Without an education, he would likely have been a lifelong recipient of
welfare.
Welfare
rescues people in need. Welfare may help a child to greater success
later in life or help a struggling parent who later becomes
self-sufficient again. But welfare is not, on the whole, an activity
that can or should be justified because it is profitable. Education is
another matter. A good educational system will make society more
entrepreneurial, richer, more agile, more adaptable, or in short, more
able to meet the challenges of the future.
Unhappily,
politicians keep forgetting this fact. The response to the world
economic crisis of 2008-2009 in all too many places was to cut back on
education. In 2010 California imposed severe cutbacks on its schools and
universities, which already had had their spending slashed in earlier
years. A state which was once a model for others, with a powerful
educational sector driving economic growth, seems to have lost its way.
In many schools 30% of the staff have been fired, libraries closed, and
class sizes increased by 25 percent or more. At universities, required
courses are not always available, and some students will not graduate on
time because they literally cannot get into a course they need. And
those who do get registered may not get a seat, as the classrooms often
are not large enough to hold the expanded sections.
The
failure to fund education adequately is hurting the Californian economy
both short- and long-term. When people do not graduate on time, they to
not repay the cost of their education as quickly. And when fewer people
get an education at all and more people get a compromised education, the
economy will be hurt for the entire lifetime of that generation. For a
state, this is not just stupid, but self-destructive. In Denmark,
national and local authorities have slashed budgets, closed schools, and
created a high unemployment rate among newly trained teachers. The
actual number of teachers has declined by 8% in primary school, which is
a sign of very real political stupidity. At universities, there is
almost no hiring, and those retired are often not replaced. A generation
is being thrown away, or rather being driven away.
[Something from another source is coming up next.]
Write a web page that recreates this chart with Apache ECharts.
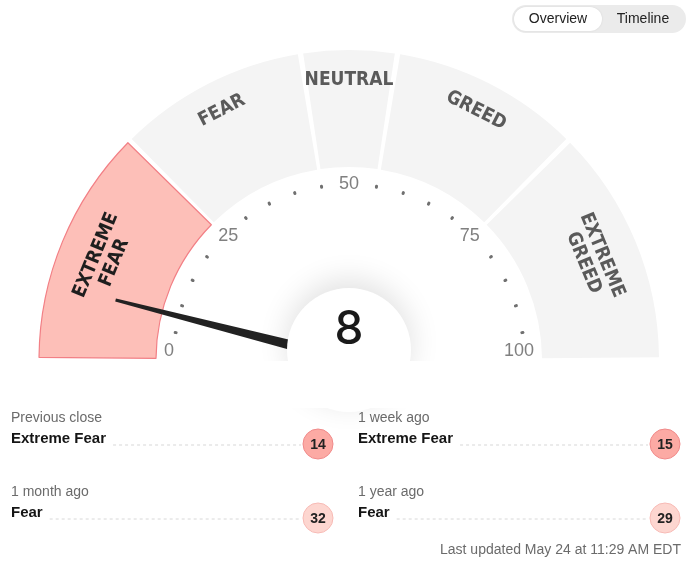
<!DOCTYPE html>
<html>
<head>
<meta charset="utf-8">
<script src="https://cdn.jsdelivr.net/npm/echarts@6/dist/echarts.min.js"></script>
<style>
  html, body { margin: 0; padding: 0; background: #fff; }
  #main { width: 692px; height: 565px; }
</style>
</head>
<body>
<div id="main"></div>
<script>
// gauge zones
const zoneNames = ['EXTREME\nFEAR', 'FEAR', 'NEUTRAL', 'GREED', 'EXTREME\nGREED'];
const zoneBounds = [0, 25, 45, 55, 75, 100];
const scoreNow = 8;
const axisLabels = [0, 25, 50, 75, 100];
const dotStep = 5;

// history panel
const historyLabels = ['Previous close', '1 week ago', '1 month ago', '1 year ago'];
const historyRatings = ['Extreme Fear', 'Extreme Fear', 'Fear', 'Fear'];
const historyScores = [14, 15, 32, 29];
const lastUpdated = 'Last updated May 24 at 11:29 AM EDT';
const toggleTabs = ['Overview', 'Timeline'];

const CX = 349, CY = 360;
const labelFont = '"DejaVu Sans Condensed", "DejaVu Sans", sans-serif';
const uiFont = '"Liberation Sans", Arial, sans-serif';

function zoneOf(v) {
    for (let i = 0; i < zoneNames.length; i++) {
        if (v < zoneBounds[i + 1]) return i;
    }
    return zoneNames.length - 1;
}
const active = zoneOf(scoreNow);
const toAngle = v => 180 - 180 * v / 100;

// colours of the little score bubbles
const bubbleFill = ['#fcaaa4', '#fdd6d0', '#f4f4f4', '#d6efdf', '#a9dfbd'];
const bubbleLine = ['#f08a8a', '#f7bab5', '#dddddd', '#a8dbbb', '#6fc595'];

const measure = document.createElement('canvas').getContext('2d');
function textWidth(str, font) {
    measure.font = font;
    return measure.measureText(str).width;
}

const chart = echarts.init(document.getElementById('main'));

const bandData = zoneNames.map((n, i) => ({
    name: n,
    value: zoneBounds[i + 1] - zoneBounds[i],
    itemStyle: i === active
        ? { color: '#fdbfb8', borderColor: '#f27f85', borderWidth: 1.2 }
        : { color: '#f4f4f4' }
}));

// captions: one-line names and two-line names sit on slightly different radii
function captionData(twoLine) {
    return zoneNames.map((n, i) => ({
        name: n,
        value: zoneBounds[i + 1] - zoneBounds[i],
        label: {
            show: (n.indexOf('\n') >= 0) === twoLine,
            color: i === active ? '#1e1e1e' : '#5a5a5a'
        }
    }));
}
function captionPie(radius, twoLine) {
    return {
        type: 'pie',
        silent: true,
        z: 2,
        center: [CX, CY],
        radius: radius,
        startAngle: 180,
        endAngle: 0,
        itemStyle: { color: 'rgba(0,0,0,0)' },
        label: {
            show: true,
            position: 'inside',
            rotate: 'tangential',
            formatter: '{b}',
            fontFamily: labelFont,
            fontWeight: 'bold',
            fontSize: 19,
            lineHeight: 20
        },
        labelLine: { show: false },
        data: captionData(twoLine)
    };
}

const hidden = {
    axisLine: { show: false, lineStyle: { width: 0 } },
    splitLine: { show: false, length: 0, distance: 0 },
    axisTick: { show: false },
    axisLabel: { show: false },
    pointer: { show: false },
    anchor: { show: false },
    title: { show: false },
    detail: { show: false }
};

// one dotted gauge between each pair of labelled values
const dotSeries = [];
for (let k = 0; k < axisLabels.length - 1; k++) {
    const lo = axisLabels[k] + dotStep, hi = axisLabels[k + 1] - dotStep;
    dotSeries.push(Object.assign({}, hidden, {
        type: 'gauge',
        silent: true,
        z: 2,
        center: [CX, CY],
        radius: 176,
        startAngle: toAngle(lo),
        endAngle: toAngle(hi),
        min: lo,
        max: hi,
        splitNumber: (hi - lo) / dotStep,
        splitLine: { show: true, length: 1, distance: 0, lineStyle: { color: '#707070', width: 3, cap: 'round' } },
        data: []
    }));
}

// bottom panel built as graphic elements
const graphics = [];
// hide the lower half of the centre disc's glow
graphics.push({ type: 'rect', z: 50, shape: { x: 262, y: 361, width: 174, height: 47 }, style: { fill: '#fff' } });
// toggle
graphics.push({ type: 'rect', shape: { x: 512, y: 5, width: 174, height: 28, r: 14 }, style: { fill: '#ebebeb' } });
graphics.push({ type: 'rect', shape: { x: 514, y: 7, width: 88, height: 24, r: 12 }, style: { fill: '#fff', shadowBlur: 2, shadowColor: 'rgba(0,0,0,0.1)' } });
graphics.push({ type: 'text', x: 558, y: 19, style: { text: toggleTabs[0], font: '14px ' + uiFont, fill: '#222', align: 'center', verticalAlign: 'middle' } });
graphics.push({ type: 'text', x: 643, y: 19, style: { text: toggleTabs[1], font: '14px ' + uiFont, fill: '#222', align: 'center', verticalAlign: 'middle' } });

const colX = [11, 358];
const rowY = [418, 492];
historyLabels.forEach((lab, i) => {
    const x = colX[i % 2];
    const y = rowY[Math.floor(i / 2)];
    const ratingFont = 'bold 15px ' + uiFont;
    const z = zoneOf(historyScores[i]);
    graphics.push({ type: 'text', x: x, y: y, style: { text: lab, font: '14px ' + uiFont, fill: '#6b6b6b', verticalAlign: 'middle' } });
    graphics.push({ type: 'text', x: x, y: y + 21, style: { text: historyRatings[i], font: ratingFont, fill: '#151515', verticalAlign: 'middle' } });
    const lineStart = x + textWidth(historyRatings[i], ratingFont) + 7;
    graphics.push({ type: 'line', shape: { x1: lineStart, y1: y + 27, x2: x + 290, y2: y + 27 }, style: { stroke: '#d8d8d8', lineWidth: 1, lineDash: [3, 3] } });
    graphics.push({ type: 'circle', shape: { cx: x + 307, cy: y + 26, r: 15 }, style: { fill: bubbleFill[z], stroke: bubbleLine[z], lineWidth: 1 } });
    graphics.push({ type: 'text', x: x + 307, y: y + 27, style: { text: String(historyScores[i]), font: 'bold 14px ' + uiFont, fill: '#222', align: 'center', verticalAlign: 'middle' } });
});
graphics.push({ type: 'text', x: 681, y: 550, style: { text: lastUpdated, font: '14px ' + uiFont, fill: '#6b6b6b', align: 'right', verticalAlign: 'middle' } });

const option = {
    animation: false,
    graphic: graphics,
    series: [
        {
            // coloured bands
            type: 'pie',
            silent: true,
            z: 1,
            center: [CX, CY],
            radius: [193, 310],
            startAngle: 180,
            endAngle: 0,
            padAngle: 1,
            label: { show: false },
            labelLine: { show: false },
            data: bandData
        },
        captionPie([253, 301], false),
        captionPie([237, 285], true),
        ...dotSeries,
        Object.assign({}, hidden, {
            // 0 / 25 / 50 / 75 / 100
            type: 'gauge',
            silent: true,
            z: 3,
            center: [CX, CY],
            radius: 185,
            startAngle: 180,
            endAngle: 0,
            min: axisLabels[0],
            max: axisLabels[axisLabels.length - 1],
            splitNumber: axisLabels.length - 1,
            axisLabel: {
                show: true,
                distance: 0,
                color: '#808080',
                fontSize: 18,
                fontFamily: uiFont,
                formatter: v => '{p' + v + '|' + v + '}',
                rich: {
                    p0: { color: '#808080', padding: [0, 0, 18, 0] },
                    p25: { color: '#808080', padding: [14, 0, 0, 0] },
                    p50: { color: '#808080' },
                    p75: { color: '#808080', padding: [14, 0, 0, 0] },
                    p100: { color: '#808080', padding: [0, 0, 18, 0] }
                }
            },
            data: []
        }),
        Object.assign({}, hidden, {
            // needle + centre disc
            type: 'gauge',
            silent: true,
            z: 5,
            center: [CX, CY],
            radius: 241,
            startAngle: 180,
            endAngle: 0,
            min: 0,
            max: 100,
            pointer: {
                show: true,
                icon: 'path://M4.5,0 L7.5,0 L12,100 L0,100 Z',
                length: '100%',
                width: 12,
                keepAspect: false,
                itemStyle: { color: '#222' }
            },
            anchor: {
                show: true,
                showAbove: true,
                size: 124,
                offsetCenter: [0, -10],
                itemStyle: { color: '#fff', shadowBlur: 30, shadowOffsetY: -8, shadowColor: 'rgba(0,0,0,0.12)' }
            },
            data: [{ value: scoreNow }]
        }),
        Object.assign({}, hidden, {
            // centre value
            type: 'gauge',
            silent: true,
            z: 60,
            center: [CX, CY],
            radius: 241,
            startAngle: 180,
            endAngle: 0,
            min: 0,
            max: 100,
            detail: {
                show: true,
                offsetCenter: [0, -30],
                fontSize: 46,
                fontFamily: 'Inter, sans-serif',
                fontWeight: 500,
                color: '#1a1a1a',
                formatter: '{value}'
            },
            data: [{ value: scoreNow }]
        })
    ]
};

chart.setOption(option);
</script>
</body>
</html>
For people with skills are mobile. A survey
found that half of all Danish workers find the idea of taking their
skills elsewhere in Europe attractive. In the United States, people have
always been quick to pull up stakes and try their luck in another part
of the country. In 2008 135,000 more people left California than moved
in, a trend that is accelerating. Often those who leave are among the
most talented, such as a student who gets a scholarship, or the newly
graduated student. The young often vote with their feet. The old
fashioned kind of infrastructure like roads and bridges stays put. But a
world-class scientist can be lured away, and an unemployed PhD will not
usually linger where no one wants her, and a newly trained teacher or
nurse who cannot get a job may go abroad. Thousands od the best trained Greeks and Spaniards are leaving for work elsewhere, and quite possibly they will never come back.
If
education is infrastructure, it is mobile infrastructure. A society
that cuts education will lose not only the skills of (and the higher
taxes that would have been paid by) those it never trained - it will
also lose some of the best new people it has most recently trained. Imagine
that one country invests millions in a new highly mobile bridge, but
then decides not to use it. Instead, another country imports this mobile
bridge without paying anything for it, puts it into use and immediately
begins to profit from the tolls (income taxes), and from the improved efficiency in transport that the bridge provides. Education is that kind of
infrastructure. Denmark and California (and many others) have built and
abandoned the infrastructure of tomorrow.